▶ _Instruction_: Print, word for word, every line from the beginning of the listing up to and including the line with "from matplotlib.ticker import FuncFormatter". Pictures are to be excluded.

+++ Information shown +++

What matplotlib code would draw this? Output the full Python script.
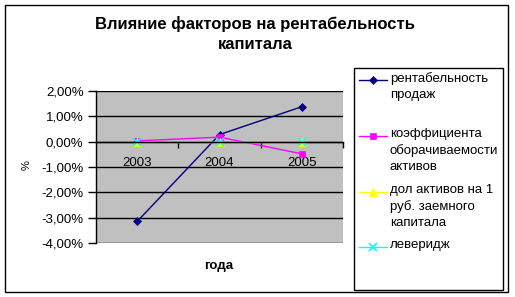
#!/usr/bin/env python3
"""Factor influence on return on capital, Excel-style line chart."""

import matplotlib

matplotlib.use("Agg")
import matplotlib.pyplot as plt
from matplotlib.lines import Line2D
from matplotlib.patches import Rectangle
from matplotlib.ticker import FuncFormatter

plt.rcParams["font.family"] = ["Liberation Sans", "DejaVu Sans"]

YEARS = ["2003", "2004", "2005"]
SALES_MARGIN = [-3.15, 0.28, 1.38]
ASSET_TURNOVER = [0.03, 0.18, -0.48]
ASSETS_PER_DEBT = [0.0, 0.0, 0.0]
LEVERAGE = [0.0, 0.0, 0.0]

SERIES = [
    ("рентабельность\nпродаж", SALES_MARGIN, "#000080", "D", 4.5),
    ("коэффициента\nоборачиваемости\nактивов", ASSET_TURNOVER, "#FF00FF", "s", 5),
    ("дол активов на 1\nруб. заемного\nкапитала", ASSETS_PER_DEBT, "#FFFF00", "^", 5.5),
    ("леверидж", LEVERAGE, "#00FFFF", "x", 5.5),
]

W, H = 515, 297
FS = 9.5


def fx(px):
    return px / W


def fy(py):
    return 1 - py / H


fig = plt.figure(figsize=(W / 100, H / 100), dpi=100)
fig.patch.set_facecolor("white")
fig.add_artist(Rectangle((fx(5), fy(292)), fx(503), (292 - 5) / H, transform=fig.transFigure,
                         fill=False, edgecolor="black", linewidth=1))

ax = fig.add_axes([fx(96), fy(243), fx(343 - 96), (243 - 91) / H])
ax.set_facecolor("#c0c0c0")
x = list(range(len(YEARS)))
for label, values, color, marker, size in SERIES:
    ax.plot(x, values, color=color, linewidth=1, marker=marker, markersize=size,
            markeredgewidth=1.2 if marker == "x" else 0.5, markeredgecolor=color, clip_on=False)

ax.set_xlim(-0.5, 2.5)
ax.set_ylim(-4, 2)
ax.set_yticks([-4, -3, -2, -1, 0, 1, 2])
ax.yaxis.set_major_formatter(FuncFormatter(lambda v, _: f"{v:.2f}%".replace(".", ",")))
ax.grid(axis="y", color="black", linewidth=1)
ax.set_axisbelow(True)
for side in ("top", "right"):
    ax.spines[side].set_visible(False)
ax.spines["left"].set_linewidth(1)
ax.spines["bottom"].set_position(("data", 0))
ax.spines["bottom"].set_linewidth(1)
ax.tick_params(axis="y", length=6, width=1, pad=3, labelsize=FS, direction="out")
ax.set_xticks([0.5, 1.5, 2.5])
ax.set_xticklabels([])
ax.tick_params(axis="x", which="major", length=4, width=1, direction="out")
ax.set_xticks(x, minor=True)
ax.set_xticklabels(YEARS, minor=True)
ax.tick_params(axis="x", which="minor", length=0, pad=11, labelsize=FS)

fig.text(fx(255), fy(34), "Влияние факторов на рентабельность\nкапитала", ha="center", va="center",
         fontsize=12, fontweight="bold", linespacing=1.4)
fig.text(fx(27), fy(165), "%", rotation=90, ha="center", va="center", fontsize=8)
fig.text(fx(219), fy(266), "года", ha="center", va="center", fontsize=FS, fontweight="bold")

# legend box drawn like Excel: entries evenly spaced, marker next to first line
fig.add_artist(Rectangle((fx(354), fy(290)), fx(503 - 354), (290 - 68) / H, transform=fig.transFigure,
                         fill=False, edgecolor="black", linewidth=1))
entry_y = [80, 136, 192, 247]
for (label, _, color, marker, size), py in zip(SERIES, entry_y):
    fig.add_artist(Line2D([fx(359), fx(387)], [fy(py), fy(py)], transform=fig.transFigure, color=color,
                          linewidth=1))
    fig.add_artist(Line2D([fx(373)], [fy(py)], transform=fig.transFigure, color=color, marker=marker,
                          markersize=size, markeredgecolor=color,
                          markeredgewidth=1.2 if marker == "x" else 0.5))
    fig.text(fx(390), fy(py - 8), label, ha="left", va="top", fontsize=FS, linespacing=1.4)

fig.savefig("out.png", dpi=100)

+++

▶ _Correct answer_:
What matplotlib code would draw this? Output the full Python script.
#!/usr/bin/env python3
"""Factor influence on return on capital, Excel-style line chart."""

import matplotlib

matplotlib.use("Agg")
import matplotlib.pyplot as plt
from matplotlib.lines import Line2D
from matplotlib.patches import Rectangle
from matplotlib.ticker import FuncFormatter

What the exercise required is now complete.